The 'hope for a common ground' was Polya's explanation for our faith in analogical reasoning. If we believe proposition A to be similar to proposition B, and we find B to be true, then our confidence in A will increase. For Polya this is due to the existence of a common H bringing both A and B about, allowing increasing confidence in B to feed up to H and back down to A. In Mathematics and Plausible Reasoning, the case of analogy he considered at greatest length was Euler's factorisation of sin x/x to yield a sum of the inverse of the squares of natural numbers. This relies on a likening of sin x/x to a complex polynomial. Polya didn't mention the common ground, which we now call the Weierstrass Factorization Theorem.

In an interesting article What is the motivation behind the Theory of Motives? Barry Mazur quotes from Grothendieck's Récoltes et Semailles:

Contrary to what occurs in ordinary topology, one finds oneself [in algebraic geometry] confronting a disconcerting abundance of different cohomological theories. One has the distinct impression (but in a sense that remains vague) that each of these theories “amount to the same thing,” that they “give the same results.” In order to express this intuition, of the kinship of these different cohomological theories, I formulated the notion of “motive” associated to an algebraic variety. By this term, I want to suggest that it is the “common motive” (or “common reason”) behind this multitude of cohomological invariants attached to an algebraic variety, or indeed, behind all cohomological invariants that are a priori possible.

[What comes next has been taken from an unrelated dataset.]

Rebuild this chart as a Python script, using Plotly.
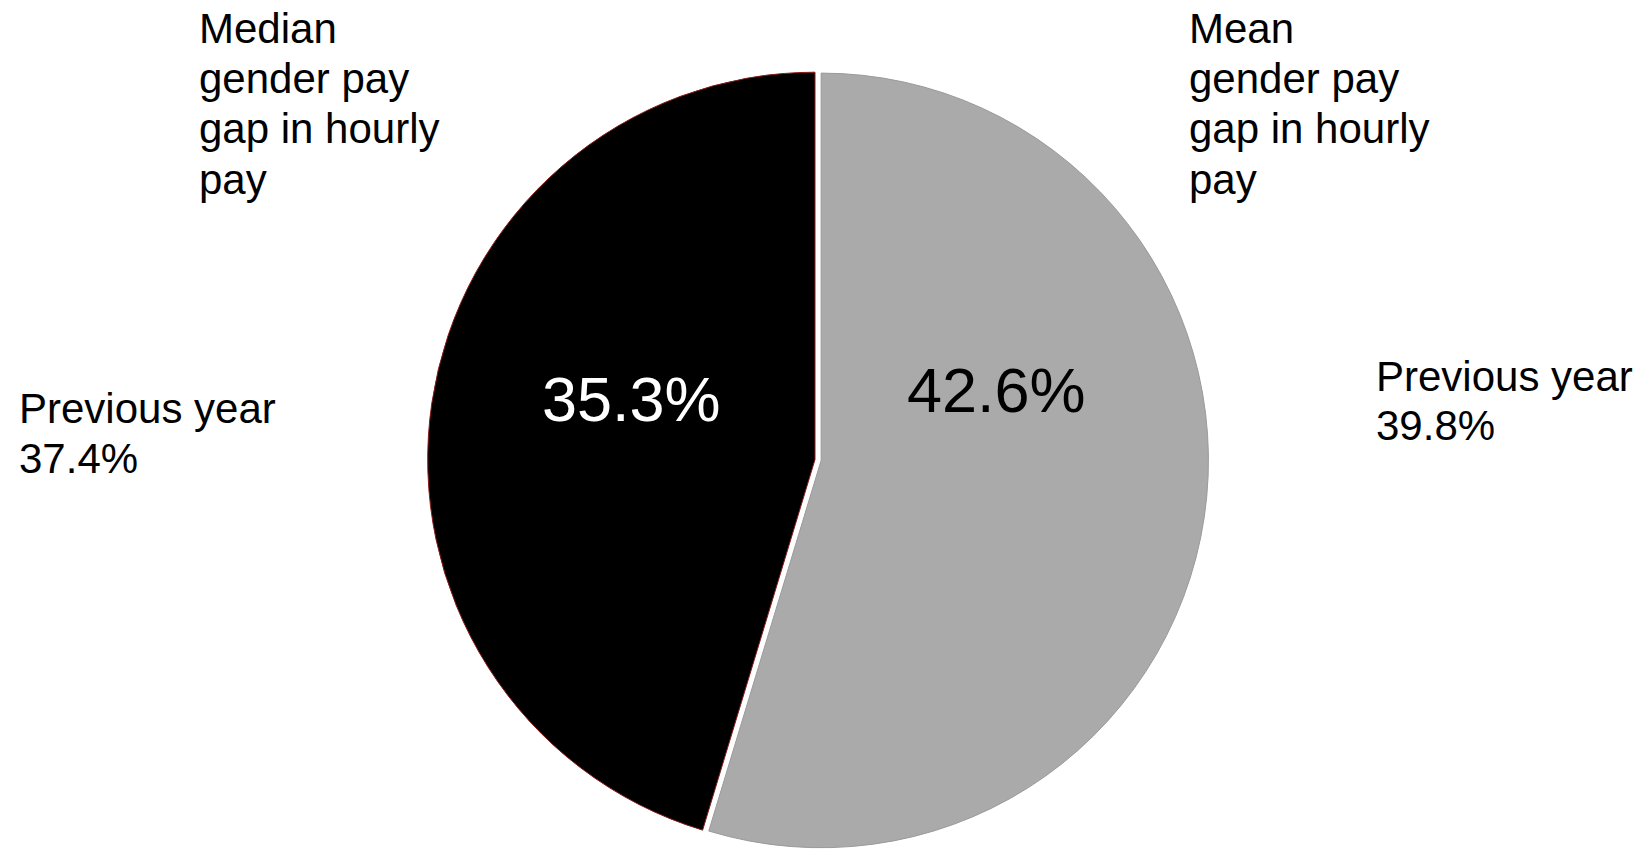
import plotly.graph_objects as go

# Data
categories = ["Median gender pay gap in hourly pay", "Mean gender pay gap in hourly pay"]
values = [35.3, 42.6]
previous_year = [37.4, 39.8]
label_lines = [["Median", "gender pay", "gap in hourly", "pay"],
               ["Mean", "gender pay", "gap in hourly", "pay"]]

W, H = 1643, 853
FONT = "Liberation Sans, Arial, sans-serif"

# first slice (median) ends at 12 o'clock, extending counterclockwise from there
start_rot = -values[0] / sum(values) * 360

fig = go.Figure()
fig.add_trace(go.Pie(
    labels=categories,
    values=values,
    sort=False,
    direction="clockwise",
    rotation=start_rot,
    marker=dict(colors=["#000000", "#aaaaaa"],
                line=dict(color=["#8b1a1a", "#9a9a9a"], width=1)),
    pull=[0, 0.016],
    textinfo="none",
    hoverinfo="label+value",
    showlegend=False,
    domain=dict(x=[(815 - 396) / W, (815 + 396) / W], y=[0, 1]),
))

def py(ypix):
    t, b = 66, 0
    return 1 - (ypix - t) / (H - t - b)

def px(xpix):
    return xpix / W

ann = []
val_pos = [(631, 399, "white"), (997, 390, "black")]
for v, (x, y, c) in zip(values, val_pos):
    ann.append(dict(text=f"{v}%", x=px(x), y=py(y), xref="paper", yref="paper",
                    xanchor="center", yanchor="middle", showarrow=False,
                    font=dict(family=FONT, size=63, color=c)))

label_x = [197, 1187]
line_centers = [28, 78.3, 128.6, 179]
for lines, x in zip(label_lines, label_x):
    for ln, yc in zip(lines, line_centers):
        ann.append(dict(text=ln, x=px(x), y=py(yc), xref="paper", yref="paper",
                        xanchor="left", yanchor="middle", showarrow=False,
                        font=dict(family=FONT, size=42, color="black")))

prev_pos = [(17, 408), (1374, 376)]
for pv, (x, y) in zip(previous_year, prev_pos):
    for i, ln in enumerate(["Previous year", f"{pv}%"]):
        ann.append(dict(text=ln, x=px(x), y=py(y + 50 * i), xref="paper", yref="paper",
                        xanchor="left", yanchor="middle", showarrow=False,
                        font=dict(family=FONT, size=42, color="black")))

fig.update_layout(
    width=W, height=H,
    margin=dict(l=0, r=0, t=66, b=0),
    paper_bgcolor="white",
    plot_bgcolor="white",
    annotations=ann,
)

fig.write_html("out.html")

Something close to Polya's common ground is operating here, though not so much at the level of a proposition, but more that of a theme. In fact, Grothendieck seems to have had music in mind when he devised the term motif, which in French covers both our motif and our motive. He continues:

Ces différentes théories cohomologiques seraient comme autant de développements thématiques différents, chacun dans le "tempo", dans la "clef" et dans le "mode" ("majeur" ou "mineur") qui lui est propre, d'un même "motif de base" (appelé "théorie cohomologique motivique"), lequel serait en même temps la plus fondamentale, ou la plus "fine", de toutes ces "incarnations" thématiques différentes (c'est-à-dire, de toutes ces théories cohomologiques possibles). Ainsi, le motif associé à une variété algébrique constituerait l'invariant cohomologique "ultime", "par excellence", dont tous les autres (associés aux différentes théories cohomologiques possibles) se déduiraient, comme autant d' "incarnations" musicales, ou de "réalisations" différentes. Toutes les propriétés essentielles de "la cohomologie" de la variété se "liraient" (ou s' "entendraient") déjà sur le motif correspondant, de sorte que les propriétés et structures familières sur les invariants cohomologiques particularisés (-adiques ou cristallins, par exemple), seraient simplement le fidèle reflet des propriétés et structures internes au motif.

Musical terminology also appears in the title of Part 0 of Récoltes et Semailles - Prélude en Quatre Mouvements. Arguably, then, one should really speak of a Theory of Motifs.